Paulo Martins Texto
Não fosse a dedicação de Wilton Fonseca e seus parceiros à “descoberta” da história dos jornalistas de agências noticiosas em Portugal (“heróis anónimos” lhes chamaram) e pouco saberíamos acerca desse universo de profissionais a quem a intermediação dos órgãos de comunicação que chegam ao público rouba visibilidade. De Luís Lupi, então, ainda menos saberíamos – exceto através do autorretrato plasmado nas suas memórias, o filme que naturalmente quis registar, porque a investigação sobre história do Jornalismo português o ignora. É essa lacuna que este livro preenche.
Não se trata, em boa verdade, apenas de um jornalista. Se o título da obra lança pistas para classificar o personagem, não deixa o percurso biográfico oferecido de empurrar o leitor para outras cores em que pode ser pintada a dita “vida aventurosa”. Seria o fundador da Lusitânia, primeira agência noticiosa portuguesa, um homem com mundo – empreendedor, como hoje se diria – ou simplesmente um chico-esperto de ego dilatado, atento a oportunidades de negócio, hábil a circular entre as intrigas do regime, para delas tirar partido, e com uma certa mania da perseguição? Admitamos que estes traços não são mutuamente exclusivos…
A minúcia e rigor na investigação, já os autores nos habituaram. Por isso o livro memorialístico de Lupi é contrastado com outras fontes, cautela que se prende com o facto de a realidade “ser bastante mais enfadonha do que a imaginação” do biografado, como escrevem. Assim confirmam que sendo salazarista dos quatro costados nunca mereceu a confiança do ditador. Que esteve sempre sob vigilância, chegando mesmo a ser detido pela PIDE. Que, mesmo oscilando nas alianças, nada disso abalou a sua fidelidade sem mácula ao Estado Novo, cuja fileira da informação – de facto, da propaganda – ambicionou liderar.

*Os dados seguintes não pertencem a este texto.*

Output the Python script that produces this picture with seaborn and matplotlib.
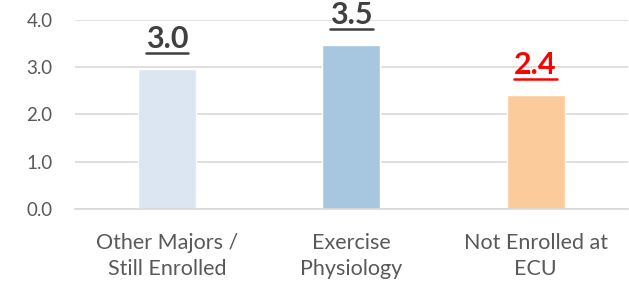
import matplotlib
matplotlib.use('Agg')
import matplotlib.pyplot as plt
from matplotlib.lines import Line2D
import seaborn as sns
import pandas as pd

# values
groups = ['Other Majors /\nStill Enrolled', 'Exercise\nPhysiology', 'Not Enrolled at\nECU']
scores = [2.96, 3.47, 2.41]
bar_colors = ['#DCE6F2', '#A7C7E0', '#FCCB9C']
label_colors = ['#404040', '#404040', '#FF0000']
yticks = [0.0, 1.0, 2.0, 3.0, 4.0]

sns.set_theme(style='white')
plt.rcParams['font.family'] = ['Lato', 'DejaVu Sans']

df = pd.DataFrame({'group': groups, 'score': scores})

fig = plt.figure(figsize=(6.29, 2.85), dpi=100)
ax = fig.add_axes([0.119, 0.2667, 0.879, 0.6633])

sns.barplot(data=df, x='group', y='score', hue='group', palette=bar_colors,
            width=0.315, legend=False, ax=ax, saturation=1)

ax.set_ylim(0, 4)
ax.set_yticks(yticks)
ax.set_yticklabels([f'{t:.1f}' for t in yticks])
ax.grid(axis='y', color='#D9D9D9', linewidth=1.2)
ax.set_axisbelow(True)
for s in ['top', 'right', 'left']:
    ax.spines[s].set_visible(False)
ax.spines['bottom'].set_color('#D9D9D9')
ax.spines['bottom'].set_linewidth(1.2)
ax.tick_params(axis='y', length=0, pad=16, labelsize=13.5, labelcolor='#595959')
ax.tick_params(axis='x', length=0, pad=17, labelsize=15.5, labelcolor='#595959')
for lbl in ax.get_xticklabels():
    lbl.set_linespacing(1.42)
ax.set_xlabel('')
ax.set_ylabel('')

# bold value labels, underlined like the original
off = 15  # points above bar top to text baseline
texts = []
for i, (v, c) in enumerate(zip(scores, label_colors)):
    t = ax.annotate(f'{v:.1f}', xy=(i, v), xytext=(0, off),
                    textcoords='offset points', ha='center', va='baseline',
                    fontsize=22, fontweight='bold', color=c, annotation_clip=False)
    texts.append(t)

fig.canvas.draw()
r = fig.canvas.get_renderer()
for i, (t, v, c) in enumerate(zip(texts, scores, label_colors)):
    bb = t.get_window_extent(r)
    base = ax.transData.transform((i, v))[1] + off * fig.dpi / 72
    y = base - 4.5
    fig.add_artist(Line2D([bb.x0, bb.x1], [y, y], transform=None, color=c, linewidth=1.8))

fig.savefig('out.png', dpi=100)
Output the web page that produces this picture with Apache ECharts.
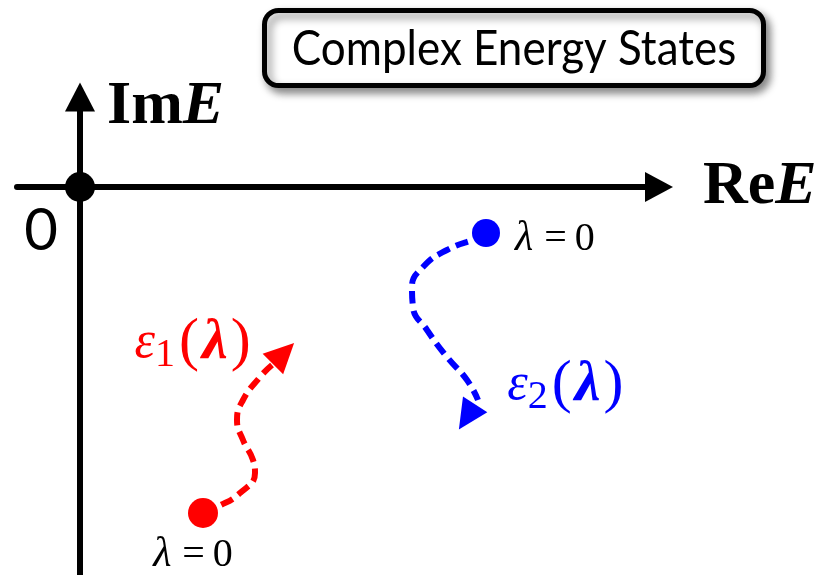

Luís Lupi não viu os préstimos reconhecidos pelo regime, apesar de cedo ter intuído que a sua ligação a agências internacionais, como a Reuters e a Associated Press, valia ouro nesse plano. E raramente soube escolher as guerras. Com António Ferro, perderia antes de desembainhar a espada. Do confronto com a ANI, criada pelos seus antigos colaboradores Dutra Faria e Barradas de Oliveira, jamais poderia sair vencedor, porque o seu patrono, Marcello Caetano, mudou de “brinquedo”.
Pese embora uma ou outra incursão lateral que pouco contribui para a narrativa, como a descrição das supostas conspirações alojadas na cabeça do informador da PIDE “Portela”, esta obra apresenta um retrato muito completo do megalómano que sonhou com os “Estados Unidos da Lusitânia” (a mítica, extraída da história; não a sua empresa). “Ter dinheiro, ser socialmente aceite, ter poder ou estar próximo dele. Toda a vida de Luís Lupi foi marcada por esses três elementos, que explicam as suas múltiplas atividades, as suas constantes manobras políticas, intrigas e alguns negócios menos claros”, sintetizam Wilton Fonseca e Gonçalo Pereira Rosa.
No que à atividade como jornalista concerne, fica uma breve pincelada sobre o funcionamento do aparelho de Censura nas agências. Ficam as permanentes guerras com a concorrência. E fica a elaboração de um Livro de Estilo pioneiro em Portugal, de que evidentemente faria gato-sapato, por ser incompatível com a missão, nunca efetivamente concretizada, de usar a Lusitânia como instrumento de promoção de uma imagem positiva da ditadura no estrangeiro. Pudera! Se até o nome de Caetano, então ministro das Colónias, constava do documento!